Immigrants take the oath of citizenship.
As we've seen over the past few months, there are three schools of Republicans on the matter of immigration:
- Pass nothing. Immigration reform rewards lawbreakers and makes millions of new Democrats.
- Legalize undocumented immigrants, but don't grant citizenship. We don't want to make millions of new Democrats.
- Just pass the damn amnesty so we can stop bleeding support among the fastest growing demographics (Latinos and Asians)!
As you can imagine, the third group is the smallest. Republicans are right to worry about legalizing the 12 million or so undocumented immigrants. That's about the population of the state of Pennsylvania, the sixth largest state in the union. On the other hand, they can't keep losing Latinos by 40 points and more and have a chance at winning national elections in future years. Their bigotry has boxed them in, and they desperately need a way out to maintain long-term relevance.

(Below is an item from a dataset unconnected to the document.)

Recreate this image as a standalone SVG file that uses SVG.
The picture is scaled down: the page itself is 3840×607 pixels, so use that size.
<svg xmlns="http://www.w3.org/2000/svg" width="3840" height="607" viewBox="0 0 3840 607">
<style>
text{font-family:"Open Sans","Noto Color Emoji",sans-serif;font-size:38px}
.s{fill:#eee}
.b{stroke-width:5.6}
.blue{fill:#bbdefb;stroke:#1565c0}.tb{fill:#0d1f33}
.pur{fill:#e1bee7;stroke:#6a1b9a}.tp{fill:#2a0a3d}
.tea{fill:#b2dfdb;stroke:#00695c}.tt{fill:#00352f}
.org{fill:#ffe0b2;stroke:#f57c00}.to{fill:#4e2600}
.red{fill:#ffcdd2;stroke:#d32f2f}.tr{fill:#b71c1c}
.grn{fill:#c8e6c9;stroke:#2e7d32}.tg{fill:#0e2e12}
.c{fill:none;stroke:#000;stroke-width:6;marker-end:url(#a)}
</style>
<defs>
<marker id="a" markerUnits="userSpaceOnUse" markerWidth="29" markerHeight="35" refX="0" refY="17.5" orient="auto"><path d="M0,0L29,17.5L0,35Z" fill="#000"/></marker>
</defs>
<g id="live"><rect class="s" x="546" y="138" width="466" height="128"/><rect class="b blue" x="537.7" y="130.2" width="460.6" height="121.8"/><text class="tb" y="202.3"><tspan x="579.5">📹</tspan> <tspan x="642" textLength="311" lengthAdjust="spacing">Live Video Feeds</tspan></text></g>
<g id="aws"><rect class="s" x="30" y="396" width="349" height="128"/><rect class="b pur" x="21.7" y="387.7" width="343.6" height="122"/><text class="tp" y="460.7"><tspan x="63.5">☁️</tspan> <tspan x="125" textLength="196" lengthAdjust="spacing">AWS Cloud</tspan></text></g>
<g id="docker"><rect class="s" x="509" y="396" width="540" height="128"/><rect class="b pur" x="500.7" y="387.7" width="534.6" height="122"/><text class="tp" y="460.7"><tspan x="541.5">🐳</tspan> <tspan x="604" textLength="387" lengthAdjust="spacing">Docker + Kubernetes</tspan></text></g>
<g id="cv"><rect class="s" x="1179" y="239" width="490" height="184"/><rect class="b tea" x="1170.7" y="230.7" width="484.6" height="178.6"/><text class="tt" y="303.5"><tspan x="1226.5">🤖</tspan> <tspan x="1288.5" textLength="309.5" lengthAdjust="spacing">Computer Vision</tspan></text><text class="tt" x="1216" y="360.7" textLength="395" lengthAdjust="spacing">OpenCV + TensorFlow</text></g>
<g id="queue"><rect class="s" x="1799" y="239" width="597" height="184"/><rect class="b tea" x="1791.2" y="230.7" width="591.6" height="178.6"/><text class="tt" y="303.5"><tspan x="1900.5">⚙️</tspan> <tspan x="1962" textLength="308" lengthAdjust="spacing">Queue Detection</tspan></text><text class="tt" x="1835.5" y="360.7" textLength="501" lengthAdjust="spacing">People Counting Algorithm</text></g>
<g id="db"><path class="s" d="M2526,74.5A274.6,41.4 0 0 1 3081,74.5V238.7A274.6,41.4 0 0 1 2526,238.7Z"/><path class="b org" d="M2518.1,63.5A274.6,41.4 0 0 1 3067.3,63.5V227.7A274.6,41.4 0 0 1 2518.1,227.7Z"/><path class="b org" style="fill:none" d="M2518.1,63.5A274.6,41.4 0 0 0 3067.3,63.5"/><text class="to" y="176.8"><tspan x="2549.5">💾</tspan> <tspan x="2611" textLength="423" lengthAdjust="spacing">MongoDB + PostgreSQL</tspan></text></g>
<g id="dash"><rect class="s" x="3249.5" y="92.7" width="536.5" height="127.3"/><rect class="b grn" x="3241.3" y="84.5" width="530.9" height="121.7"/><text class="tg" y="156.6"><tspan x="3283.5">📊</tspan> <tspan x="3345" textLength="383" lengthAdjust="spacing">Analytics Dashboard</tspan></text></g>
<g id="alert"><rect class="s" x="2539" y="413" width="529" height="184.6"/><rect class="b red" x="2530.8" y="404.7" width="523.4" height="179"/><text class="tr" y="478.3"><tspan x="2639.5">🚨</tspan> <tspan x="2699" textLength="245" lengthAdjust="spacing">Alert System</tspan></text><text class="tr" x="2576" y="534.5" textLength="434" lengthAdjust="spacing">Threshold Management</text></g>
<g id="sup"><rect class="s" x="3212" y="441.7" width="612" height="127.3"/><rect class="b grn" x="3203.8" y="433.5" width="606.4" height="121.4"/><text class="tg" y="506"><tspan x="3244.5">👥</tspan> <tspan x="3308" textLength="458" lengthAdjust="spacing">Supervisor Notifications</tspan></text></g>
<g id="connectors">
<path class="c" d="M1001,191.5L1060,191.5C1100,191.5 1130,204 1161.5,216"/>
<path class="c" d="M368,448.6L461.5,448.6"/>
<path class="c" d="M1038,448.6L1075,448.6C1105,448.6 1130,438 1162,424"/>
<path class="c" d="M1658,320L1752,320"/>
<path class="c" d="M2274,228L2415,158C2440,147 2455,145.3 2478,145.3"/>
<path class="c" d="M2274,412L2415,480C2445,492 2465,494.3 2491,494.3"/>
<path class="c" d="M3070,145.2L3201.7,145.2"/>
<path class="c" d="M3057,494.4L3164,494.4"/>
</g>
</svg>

Thus, the Senate's immigration working group has proposed a sort of hybrid of the first two options above—legalize everyone immediately under certain (reasonable) conditions, but don't make citizenship a possibility for at least 13 years (and subject to border security provisions, giving Republicans more opportunities to drag that out). Apparently the internal GOP hope is that they can, as a party, evolve past their bigotry over the next decade and make a play for these new voters when they finally get the chance to vote.
The bill's Republican backers in the Senate are talking optimistically:
The Senate will be first to act this year, and the bill needs 60 votes to pass. With [Marco] Rubio supporting it, [Lindsey] Graham says it can get 70 votes, including half of the 45 Republicans. He suggests passage by 48 Democrats and 22 Republicans.

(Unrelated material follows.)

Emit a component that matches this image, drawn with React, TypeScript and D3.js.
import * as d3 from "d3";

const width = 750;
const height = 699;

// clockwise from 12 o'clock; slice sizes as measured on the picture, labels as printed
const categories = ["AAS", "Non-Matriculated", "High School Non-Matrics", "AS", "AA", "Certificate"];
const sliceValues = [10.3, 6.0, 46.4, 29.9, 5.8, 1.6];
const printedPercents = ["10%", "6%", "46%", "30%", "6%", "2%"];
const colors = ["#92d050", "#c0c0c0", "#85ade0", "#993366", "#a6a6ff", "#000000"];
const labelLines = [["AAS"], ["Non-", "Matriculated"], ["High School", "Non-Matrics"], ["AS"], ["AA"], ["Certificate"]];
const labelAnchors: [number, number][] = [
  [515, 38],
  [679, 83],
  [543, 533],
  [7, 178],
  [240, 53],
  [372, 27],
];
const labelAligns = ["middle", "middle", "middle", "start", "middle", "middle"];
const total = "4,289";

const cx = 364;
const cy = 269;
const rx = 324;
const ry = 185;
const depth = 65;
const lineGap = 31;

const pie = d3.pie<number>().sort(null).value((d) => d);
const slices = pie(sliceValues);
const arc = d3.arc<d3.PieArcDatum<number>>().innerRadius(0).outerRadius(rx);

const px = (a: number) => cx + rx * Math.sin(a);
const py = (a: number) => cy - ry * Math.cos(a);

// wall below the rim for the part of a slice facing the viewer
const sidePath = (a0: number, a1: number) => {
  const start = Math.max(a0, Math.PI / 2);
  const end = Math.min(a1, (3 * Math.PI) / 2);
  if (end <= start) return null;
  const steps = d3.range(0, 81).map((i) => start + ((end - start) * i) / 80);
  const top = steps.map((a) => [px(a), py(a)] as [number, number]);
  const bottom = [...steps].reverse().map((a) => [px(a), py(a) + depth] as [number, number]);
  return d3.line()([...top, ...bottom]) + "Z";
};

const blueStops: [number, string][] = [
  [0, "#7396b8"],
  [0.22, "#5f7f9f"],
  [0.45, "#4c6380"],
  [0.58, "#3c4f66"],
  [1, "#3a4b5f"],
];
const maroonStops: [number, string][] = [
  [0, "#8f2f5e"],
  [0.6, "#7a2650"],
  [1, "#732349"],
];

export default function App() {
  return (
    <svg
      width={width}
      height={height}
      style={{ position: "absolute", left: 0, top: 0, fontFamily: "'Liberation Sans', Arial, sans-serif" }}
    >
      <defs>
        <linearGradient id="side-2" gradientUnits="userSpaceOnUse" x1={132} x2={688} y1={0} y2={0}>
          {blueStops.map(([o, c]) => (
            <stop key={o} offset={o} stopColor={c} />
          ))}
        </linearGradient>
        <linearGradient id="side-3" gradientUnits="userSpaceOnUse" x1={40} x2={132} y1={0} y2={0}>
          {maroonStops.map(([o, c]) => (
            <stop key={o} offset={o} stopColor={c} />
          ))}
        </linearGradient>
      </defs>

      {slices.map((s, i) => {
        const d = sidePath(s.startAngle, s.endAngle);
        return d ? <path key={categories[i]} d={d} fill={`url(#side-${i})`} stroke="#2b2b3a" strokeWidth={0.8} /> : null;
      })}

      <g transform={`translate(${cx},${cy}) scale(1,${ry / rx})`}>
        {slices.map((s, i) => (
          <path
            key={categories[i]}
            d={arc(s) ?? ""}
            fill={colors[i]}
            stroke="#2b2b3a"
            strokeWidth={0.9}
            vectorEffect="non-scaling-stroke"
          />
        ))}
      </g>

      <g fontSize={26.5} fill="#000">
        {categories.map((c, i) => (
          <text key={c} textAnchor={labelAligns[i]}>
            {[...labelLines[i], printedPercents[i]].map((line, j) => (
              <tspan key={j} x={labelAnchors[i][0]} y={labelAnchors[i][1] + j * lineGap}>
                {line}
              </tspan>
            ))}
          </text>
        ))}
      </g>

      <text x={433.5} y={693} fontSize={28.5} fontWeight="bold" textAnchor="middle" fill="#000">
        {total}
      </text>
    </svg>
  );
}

House conservatives will try to
kill the plan by delay, bottling up the legislation in committee and larding it up with poison pill amendments to strip out Democratic support and muck up any Senate-House conference committee. Meanwhile, House Speaker John Boehner and Paul Ryan have both said encouraging things about immigration reform, suggesting they won't stand in the way. It could be posturing, part of their cynical attempt at "rebranding," or it could be genuine concern that their House majority—built on gerrymandering—won't hold if they don't start making inroads with non-white voters.
Speaking of rebranding, however, just wait until the House starts debating "amnesty." If you thought talk of wetbacks and sinking ships was bad enough, just wait until bigoted House Republicans have to focus on the issue for an extended, dragged out period of time.